BY HAROLD N. WALTERS
Before Genevieve Laurier becomes the maiden from the sea she is a French scullion maid – scullion, there’s a dandy 17th century word. But since she is “growing up with a countenance too pleasing for her own good,” she is loaded aboard the Tempest and shipped off to the new-found land.
Then one night when she goes on deck for a breath of fresh air misfortune befalls her. Genevieve leans over the taffrail – that’s part of the stern, I think – to retch; the Tempest heaves and Genevieve a mere maiden of 17, pitches overboard, headfirst into the sea.
Come daylight a young fisherman, Luke, is gazing out the bay at an ocean that moves “seductively, like a blue satin gown on a mysterious form.”
Nice image, eh b’ys?
As you’d expect in a novel called ‘Maiden from the Sea’ (Pennywell Books), Luke spots Genevieve, the strings of her bonnet tangled in a growler.
Luke and his father fish Genevieve out and haul her into their boat and I fear author Nellie Strowbridge will hate me for this but I couldn’t help thinking about the story in an old reader – Grade 4? – in which a fisherman nets a magic fish.
I realize there are no parallels between that yarn of the magic fish and Nellie Strowbridge’s tale but there is no accounting for the foolishness that springs into an aged scribbler’s noggin.
Yet, there is something mysterious about a talking fish (who? which? that?) begs to be thrown back into the sea. And there is something mysterious about the maiden Luke and Joe rescue – she often hears a voice calling, “Elizabeth,” and she dreams of this unknown woman.
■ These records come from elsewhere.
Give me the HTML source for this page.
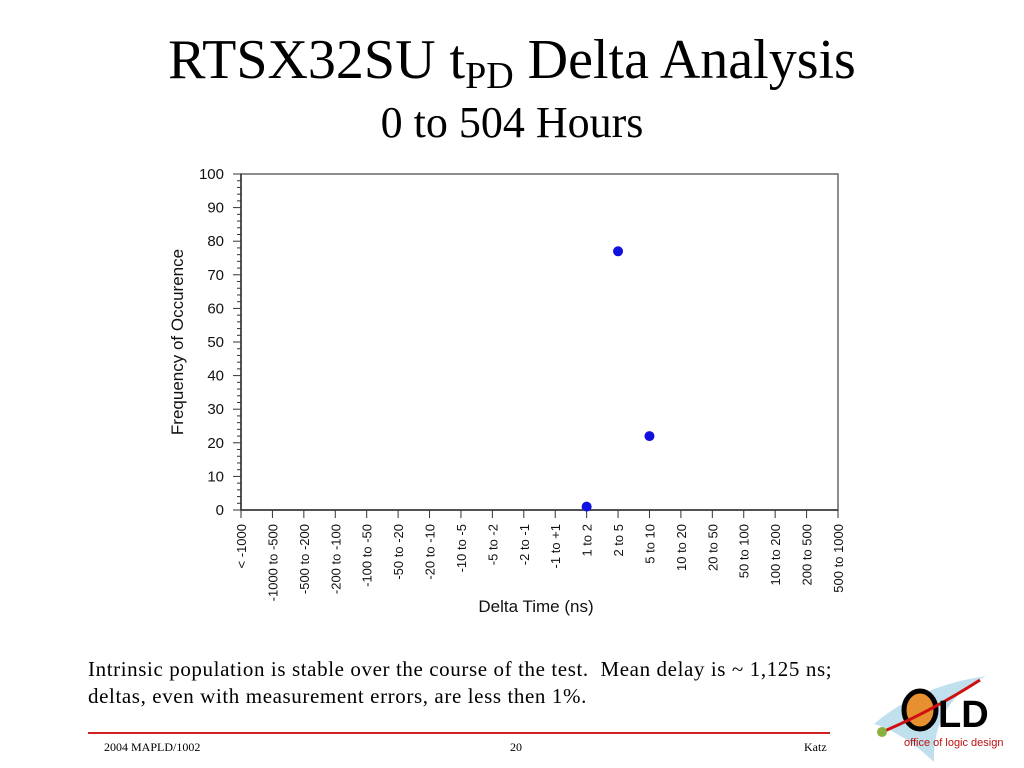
<!DOCTYPE html>
<html><head><meta charset="utf-8"><style>
body{margin:0;width:1024px;height:768px;background:#fff;position:relative;overflow:hidden;font-family:"Liberation Serif",serif}
.t{position:absolute;white-space:nowrap}
</style></head><body>
<div class="t" style="left:0;width:1024px;text-align:center;top:28px;font-size:56px;line-height:64px">RTSX32SU t<sub style="font-size:38px;vertical-align:-10px">PD</sub> Delta Analysis</div>
<div class="t" style="left:0;width:1024px;text-align:center;top:98px;font-size:44px;line-height:50px">0 to 504 Hours</div>
<svg id="chart" width="1024" height="640" style="position:absolute;left:0;top:0" font-family="Liberation Sans, sans-serif"></svg>
<div class="t" style="left:88px;top:656px;font-size:21px;letter-spacing:0.6px;line-height:27px">Intrinsic population is stable over the course of the test.&nbsp; Mean delay is ~ 1,125 ns;<br>deltas, even with measurement errors, are less then 1%.</div>
<div style="position:absolute;left:88px;top:732px;width:742px;height:2px;background:#d02020"></div>
<div class="t" style="left:104px;top:740px;font-size:12px">2004 MAPLD/1002</div>
<div class="t" style="left:510px;top:740px;font-size:12px">20</div>
<div class="t" style="left:804px;top:740px;font-size:12px">Katz</div>
<svg width="150" height="90" style="position:absolute;left:868px;top:672px">
<path d="M6,52 Q50,14 118,4 Q64,30 66,90 Q34,60 6,52Z" fill="#bfe0ec"/>
<ellipse cx="52" cy="38" rx="16" ry="19" fill="#e79030" stroke="#000" stroke-width="5"/>
<path d="M14,60 Q62,40 112,8" stroke="#d01010" stroke-width="3" fill="none"/>
<circle cx="14" cy="60" r="5" fill="#8ab040"/>
<text x="70" y="55" font-family="Liberation Sans, sans-serif" font-weight="bold" font-size="38">LD</text>
<text x="36" y="74" font-family="Liberation Sans, sans-serif" font-size="11" fill="#c01010">office of logic design</text>
</svg>
<script>
const categories=["< -1000","-1000 to -500","-500 to -200","-200 to -100","-100 to -50","-50 to -20","-20 to -10","-10 to -5","-5 to -2","-2 to -1","-1 to +1","1 to 2","2 to 5","5 to 10","10 to 20","20 to 50","50 to 100","100 to 200","200 to 500","500 to 1000"];
const pointCats=["1 to 2","2 to 5","5 to 10"];
const pointVals=[1,77,22];
const yTicks=[0,10,20,30,40,50,60,70,80,90,100];
const svg=document.getElementById('chart');
const NS='http://www.w3.org/2000/svg';
const L=241,R=838,T=174,B=510;
const x=i=>L+i*(R-L)/(categories.length-1);
const y=v=>B-v*(B-T)/100;
function mk(tag,a,p){const e=document.createElementNS(NS,tag);for(const k in a)e.setAttribute(k,a[k]);(p||svg).appendChild(e);return e;}
let e=mk('rect',{x:L,y:T,width:R-L,height:B-T,fill:'none',stroke:'#666','stroke-width':1.5});


e=mk('line',{x1:L,y1:T,x2:L,y2:B,stroke:'#333','stroke-width':1.5});


e=mk('line',{x1:L,y1:B,x2:R,y2:B,stroke:'#333','stroke-width':1.5});


for(let v=0;v<=100;v+=2){const major=v%10===0;mk('line',{x1:L-(major?8:4),y1:y(v),x2:L,y2:y(v),stroke:'#333','stroke-width':1});}
yTicks.forEach(v=>{const t=mk('text',{x:L-17,y:y(v)+5,'text-anchor':'end','font-size':15,fill:'#111'});t.textContent=v;

});
categories.forEach((c,i)=>{mk('line',{x1:x(i),y1:B,x2:x(i),y2:B+8,stroke:'#333','stroke-width':1});
const t=mk('text',{x:0,y:0,'text-anchor':'end','font-size':13,fill:'#111',transform:`translate(${x(i)+5},${B+14}) rotate(-90)`});t.textContent=c;

});
pointCats.forEach((c,k)=>{const i=categories.indexOf(c);const p=mk('circle',{cx:x(i),cy:y(pointVals[k]),r:5,fill:'#1010e0'});

});
let t=mk('text',{x:536,y:612,'text-anchor':'middle','font-size':17,fill:'#111'});t.textContent='Delta Time (ns)';


t=mk('text',{x:0,y:0,'text-anchor':'middle','font-size':17,fill:'#111',transform:'translate(183,342) rotate(-90)'});t.textContent='Frequency of Occurence';


</script>
</body></html>
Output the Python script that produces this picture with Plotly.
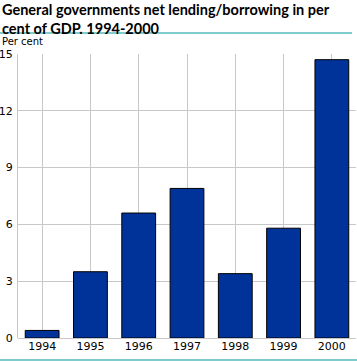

Anyway, you’d likely think it’s Genevieve’s lucky day. She’s been saved; her troubles are over.
You’d be wrong.
Next thing you know Luke and Joe are loading up their summer’s worth of dried fish and hauling it back around the cape to their mother ship, leaving Genevieve all alone in Ochre Pit Cove for the winter.
For the winter!
This novel is set in the days when it was illegal for folks to settle in Newfoundland. Genevieve is abandoned in an empty foreign land.
Or is she?
Think about it.
Right. There are Beothuk in the bushes.
Nasook discovers Genevieve. There is an instantaneous, magnetic (?) attraction between them and in short order they … well, they “have a relationship.”
As it turns out, Genevieve is tough as taps and with some help from Nasook she survives the winter, during which time she realizes she is … well, remember the ‘relationship’.
Halt the horses! I apologize. I’m revealing too much plot and – p’raps – making light of a serious story. But I’m whistling past the graveyard, so to speak.
Genevieve’s life is harsh, filled with horrors, hauntings – that Elizabeth woman?! – and tragedy, and not to be belittled.
So, change of pace.
When I was a callow bay boy – Grade 4 again? – I must’ve drawn the map of Newfoundland a hundred times. Its shape became so ingrained that eventually I could sketch it off freehand – and label all the bays and capes – without looking at a picture.
Not once though did I imagine the island’s birth and shape as Nellie Strowbridge does: “…a giant mammal rising up through huge sheets of ice in an Atlantic sea, settling its body on a grand shelf, a long neck reaching up from its large body lying on its bum, (Love that image! On its bum!) feet licked by the sea’s salty tongue.”
That’s a fine description, idden it b’ys?
If you Google ‘free range babies’ countless websites offer all sorts of information, but none mention the minor mishaps that might happen to a true free range baby as seen in Maiden from the Sea.
Genevieve changes her baby’s – frig, I’m revealing too much again! – poopy, double-T butt. The baby starts to wail: “Genevieve discovered a welt on her skin, likely from the sting of a stout in the wad of grass she had used to wipe her.”
The sting of a stout!
There are comforts for free range babies though: “Genevieve had given her a pierced skin tit fill with spring partridgeberries to suck.”
Fancy that! A patch-a-berry dumb tit! Top that Mr. Gerber!
Thank you for reading.
Nellie, forgive me for being silly. I enjoyed your novel, especially the genetic memory notion.
Harold Walters writes from Dunville, Placentia Bay.